CFPB Acting Director Russ Vought, who is also director of the Office of Management and Budget, recently announced he had ordered bureau staff to suspend all activities. He also directed the CFPB will not be taking its next draw of funding from the Fed because it is not “reasonably necessary” to carry out its duties. Committee Ranking Member Elizabeth Warren (D-Mass.) questioned Powell on what the CFPB hiatus meant for the laws and regulations the bureau enforces. She noted the CFPB oversees consumer compliance exams for banks at least $10 billion in assets with the Fed providing that function for smaller banks.

“You know that [the Dodd-Frank Act] moved all authority for examinations in the consumer space to the CFPB,” Powell said. “We still have some jurisdiction,” although he later added that “not one federal regulator” provides consumer compliance exams for large banks.

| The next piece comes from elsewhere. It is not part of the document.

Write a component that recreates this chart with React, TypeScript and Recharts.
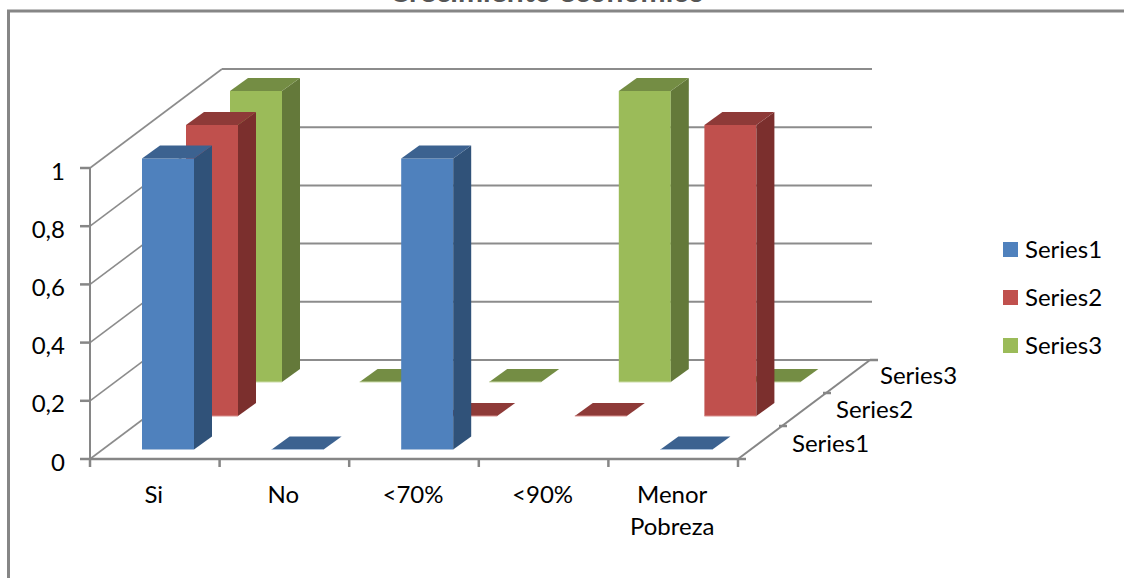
import React from "react";
import { BarChart, Bar, XAxis, YAxis, CartesianGrid } from "recharts";

const categories = ["Si", "No", "<70%", "<90%", "Menor Pobreza"];
const seriesNames = ["Series1", "Series2", "Series3"];
const series1 = [1, 0, 1, null, 0];
const series2 = [1, null, 0, 0, 1];
const series3 = [1, 0, 0, 1, 0];
const yTicks = [0, 0.2, 0.4, 0.6, 0.8, 1];

const chartData = categories.map((name, i) => ({
  name,
  Series1: series1[i],
  Series2: series2[i],
  Series3: series3[i],
}));

const FONT = "Lato, 'Open Sans', sans-serif";
const AXIS_COLOR = "#868686";
const GRID_COLOR = "#8c8c8c";

// plot area of the front plane
const PLOT_RIGHT = 738;
const PLOT_TOP = 168;
const PLOT_BOTTOM = 459;
const CATEGORY_WIDTH = (PLOT_RIGHT - 90) / categories.length;
// how far the back wall is pushed away from the front plane
const DEPTH_X = 132;
const DEPTH_Y = 99;
// bar block depth
const BAR_DX = 18;
const BAR_DY = 13;

const colors = {
  Series1: { front: "#4F81BD", top: "#3C6290", side: "#305279", edge: "#A9C0DC" },
  Series2: { front: "#C0504D", top: "#8E3A38", side: "#7B2F2D", edge: "#D9908E" },
  Series3: { front: "#9BBB59", top: "#748D44", side: "#64793A", edge: "#CBDBA8" },
};

// offset of each series row on the floor
const rowOffset = {
  Series1: { x: 13, y: 9.5 },
  Series2: { x: 57, y: 43 },
  Series3: { x: 101, y: 77 },
};

const makeBarShape = (key: "Series1" | "Series2" | "Series3") => (props: any) => {
  const { x, y, width, height, payload } = props;
  if (payload[key] === null || payload[key] === undefined) return null;
  const c = colors[key];
  const left = x + rowOffset[key].x;
  const right = left + width;
  const top = y - rowOffset[key].y;
  const bottom = top + height;
  return (
    <g>
      {height > 0 && <rect x={left} y={top} width={width} height={height} fill={c.front} />}
      {height > 0 && (
        <polygon
          points={`${right},${top} ${right + BAR_DX},${top - BAR_DY} ${right + BAR_DX},${bottom - BAR_DY} ${right},${bottom}`}
          fill={c.side}
        />
      )}
      <polygon
        points={`${left},${top} ${left + BAR_DX},${top - BAR_DY} ${right + BAR_DX},${top - BAR_DY} ${right},${top}`}
        fill={c.top}
      />
      <line x1={left} y1={bottom} x2={right} y2={bottom} stroke={c.edge} strokeWidth={1} />
    </g>
  );
};

const WallLine = (props: any) => {
  const { x1, y1, x2 } = props;
  return (
    <g key={props.key}>
      <line
        x1={x1}
        y1={y1}
        x2={x1 + DEPTH_X}
        y2={y1 - DEPTH_Y}
        stroke={GRID_COLOR}
        strokeWidth={1.6}
      />
      <line
        x1={x1 + DEPTH_X}
        y1={y1 - DEPTH_Y}
        x2={x2 + DEPTH_X + 2}
        y2={y1 - DEPTH_Y}
        stroke={GRID_COLOR}
        strokeWidth={2}
      />
    </g>
  );
};

// tick marks sit on the category boundaries, labels in the middle
const CategoryTick = (props: any) => {
  const { x, y, payload, index } = props;
  const lines = String(payload.value).split(" ");
  const left = x - CATEGORY_WIDTH / 2;
  const right = x + CATEGORY_WIDTH / 2;
  return (
    <g>
      <line x1={left} y1={PLOT_BOTTOM} x2={left} y2={PLOT_BOTTOM + 8} stroke={AXIS_COLOR} strokeWidth={2.5} />
      {index === categories.length - 1 && (
        <line x1={right} y1={PLOT_BOTTOM} x2={right} y2={PLOT_BOTTOM + 8} stroke={AXIS_COLOR} strokeWidth={2.5} />
      )}
      <text x={x - 1} y={y} textAnchor="middle" fontFamily={FONT} fontSize={24} fill="#000">
        {lines.map((line, i) => (
          <tspan key={line} x={x - 1} dy={i === 0 ? 34 : 32}>
            {line}
          </tspan>
        ))}
      </text>
    </g>
  );
};

const App = () => {
  const zx = (t: number) => PLOT_RIGHT + (DEPTH_X * t) / 3;
  const zy = (t: number) => PLOT_BOTTOM - (DEPTH_Y * t) / 3;
  return (
    <div style={{ position: "absolute", left: 0, top: 0, width: 1124, height: 578 }}>
      <BarChart
        width={1124}
        height={578}
        data={chartData}
        barSize={52}
        barGap={-52}
        margin={{ left: 30, right: 1124 - PLOT_RIGHT, top: PLOT_TOP, bottom: 79 }}
      >
        <path d="M8.5 578 V11 H1124" fill="none" stroke={AXIS_COLOR} strokeWidth={3} />
        <text
          x={547}
          y={2}
          textAnchor="middle"
          fontFamily={FONT}
          fontSize={30}
          fontWeight={700}
          fill="#555"
        >
          Crecimiento económico
        </text>
        <CartesianGrid horizontal={WallLine} vertical={false} />
        <XAxis
          dataKey="name"
          interval={0}
          height={40}
          tick={CategoryTick}
          tickLine={false}
          axisLine={{ stroke: AXIS_COLOR, strokeWidth: 2.5 }}
          tickSize={8}
        />
        <YAxis
          width={60}
          domain={[0, 1]}
          ticks={yTicks}
          tickFormatter={(v) => String(v).replace(".", ",")}
          tick={{ fontFamily: FONT, fontSize: 24, fill: "#000", dy: 3 }}
          tickLine={{ stroke: AXIS_COLOR, strokeWidth: 2.5 }}
          axisLine={{ stroke: AXIS_COLOR, strokeWidth: 2 }}
          tickSize={10}
          tickMargin={15}
        />
        <Bar dataKey="Series3" isAnimationActive={false} shape={makeBarShape("Series3")} />
        <Bar dataKey="Series2" isAnimationActive={false} shape={makeBarShape("Series2")} />
        <Bar dataKey="Series1" isAnimationActive={false} shape={makeBarShape("Series1")} />

        {/* depth axis on the floor */}
        <line x1={zx(0)} y1={zy(0)} x2={zx(3)} y2={zy(3)} stroke={AXIS_COLOR} strokeWidth={2} />
        <line x1={zx(0)} y1={zy(0)} x2={zx(0) + 8} y2={zy(0)} stroke={AXIS_COLOR} strokeWidth={2.5} />
        <line x1={zx(3)} y1={zy(3)} x2={zx(3) + 8} y2={zy(3)} stroke={AXIS_COLOR} strokeWidth={2.5} />
        {[1, 2].map((t) => (
          <line
            key={t}
            x1={zx(t) - 3}
            y1={zy(t)}
            x2={zx(t) + 5}
            y2={zy(t)}
            stroke={AXIS_COLOR}
            strokeWidth={2.5}
          />
        ))}
        {seriesNames.map((name, i) => (
          <text
            key={name}
            x={792 + i * 44}
            y={452 - i * 34}
            fontFamily={FONT}
            fontSize={24}
            fill="#000"
          >
            {name}
          </text>
        ))}

        {/* legend */}
        {seriesNames.map((name, i) => (
          <g key={name}>
            <rect
              x={1003}
              y={242 + i * 48}
              width={15}
              height={15}
              fill={colors[name as keyof typeof colors].front}
            />
            <text x={1025} y={258 + i * 48} fontFamily={FONT} fontSize={24} fill="#000">
              {name}
            </text>
          </g>
        ))}
      </BarChart>
    </div>
  );
};

export default App;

Some Republicans on the committee pushed back against the suggestion by Democrats the CFPB hiatus left a hole in consumer protection enforcement. Sen. Pete Ricketts (R-Neb.), who is the former governor of Nebraska, said state and federal banking regulators are still enforcing consumer protection laws and regulations.

“Having been a governor and having a department of banking that reported to me, if any consumer would contact us and make a complaint about banking a big bank… we would investigate, as could the OCC, the FDIC and the FTC,” Ricketts said. “So to characterize it as ‘nobody’s out there for consumers’ I think is inaccurate, and we ought not to try and scare consumers right now that somehow this is the case.”

Other issues

Committee Chairman Tim Scott (R-S.C.) questioned Powell on why the Fed did not fire or reprimand any employees in relation to the supervisory failures that contributed to the 2023 SVB closure. Powell said the problems identified were systemic in nature rather than attributable to any employees.

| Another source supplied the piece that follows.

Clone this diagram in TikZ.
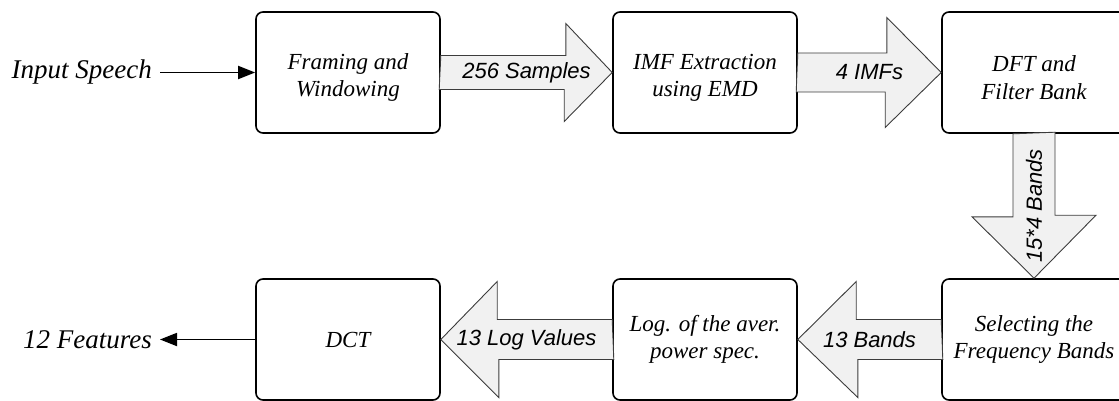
\documentclass[tikz,border=0pt]{standalone}
\usepackage{fontspec}
\setmainfont{Liberation Serif}
\setsansfont{Liberation Sans}
\usepackage{tikz}
\usetikzlibrary{arrows.meta}

\definecolor{arrfill}{HTML}{F1F1F1}
\definecolor{arrline}{HTML}{3C3C3C}

\newcommand{\lowline}{\rule{0pt}{26pt}}

\tikzset{
	procbox/.style={draw,line width=1.6pt,rounded corners=7pt,minimum width=184pt,minimum height=121pt,
		align=center,font=\fontsize{23}{27.5}\selectfont\itshape},
	blockarr/.style={draw=arrline,fill=arrfill,line width=0.9pt,line join=miter},
	arrlabel/.style={font=\fontsize{22}{26}\sffamily\itshape,inner sep=0pt},
	sigtext/.style={font=\fontsize{27}{31}\selectfont\itshape,inner sep=8pt},
	sigarrow/.style={line width=1.8pt,-{Triangle[length=17pt,width=13pt]}}
}

\begin{document}
\begin{tikzpicture}[x=1pt,y=-1pt]
			\clip (0,0) rectangle (1119,401);
			% processing blocks
			\node[procbox] (frame) at (348,72.5) {\lowline Framing and\\Windowing};
			\node[procbox] (imf) at (705,72.5) {\lowline IMF Extraction\\using EMD};
			\node[procbox] (dft) at (1034,72.5) {\lowline DFT and\\Filter Bank};
			\node[procbox] (sel) at (1034,339.5) {Selecting the\\Frequency Bands};
			\node[procbox] (logp) at (705,339.5) {Log. of the aver.\\power spec.};
			\node[procbox] (dct) at (348,339.5) {DCT};
			% in and out
			\node[sigtext,anchor=east] (inp) at (160,72.5) {Input Speech};
			\node[sigtext,anchor=east] (feat) at (160,339.5) {12 Features};
			\draw[sigarrow] (inp) -- (frame);
			\draw[sigarrow] (dct) -- (feat);
			% block arrows
			\draw[blockarr] (frame.east) ++(0,-17) -- ++(125,0) -- ++(0,-32) -- (imf.west) -- ++(-48,49) -- ++(0,-32) -- ++(-125,0) -- cycle;
			\draw[blockarr] (imf.east) ++(0,-19.5) -- ++(89,0) -- ++(0,-35.5) -- (dft.west) -- ++(-56,55) -- ++(0,-35.5) -- ++(-89,0) -- cycle;
			\draw[blockarr] (dft.south) ++(-21,0) -- ++(0,83) -- ++(-41,0) -- (sel.north) -- ++(62,-63) -- ++(-41,0) -- ++(0,-83) -- cycle;
			\draw[blockarr] (sel.west) ++(0,-20) -- ++(-85,0) -- ++(0,-38) -- (logp.east) -- ++(60,58) -- ++(0,-38) -- ++(85,0) -- cycle;
			\draw[blockarr] (logp.west) ++(0,-20) -- ++(-115,0) -- ++(0,-38) -- (dct.east) -- ++(58,58) -- ++(0,-38) -- ++(115,0) -- cycle;
			\path (frame) -- node[arrlabel] (l1) {256 Samples} (imf);
			\path (imf) -- node[arrlabel] (l2) {4 IMFs} (dft);
			\path (dft) -- node[arrlabel,rotate=90] (l3) {15*4 Bands} (sel);
			\path (sel) -- node[arrlabel] (l4) {13 Bands} (logp);
			\path (logp) -- node[arrlabel] (l5) {13 Log Values} (dct);
		\end{tikzpicture}
\end{document}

“It wasn’t actually fair to the employees to say you violated our practices in some way. That wasn’t really what happened,” Powell said. “What happened was a lot of focus on process and on governance and controls, and not enough focus on basic bread and butter banking: credit risk, liquidity risk, interest rate risk, things like that.”

Asked about Basel III, Powell said regulators remain committed to completing the proposed capital requirements, with the agencies’ original proposal pulled last year amid numerous concerns about their effects on the economy. When questioned whether the revised proposal would take a “neutral approach” to capital, Powell said “that is a good starting place.”

“I’ve said many times in this committee that I think that I think that the level of capital in the largest banks is about right, and it’ll shake out somewhere in that area,” he said.

Powell also said the Fed plans to make public its stress test models for large banks and make them available for public comment. “We’re also going to release the stress test scenarios before we implement them,” he said.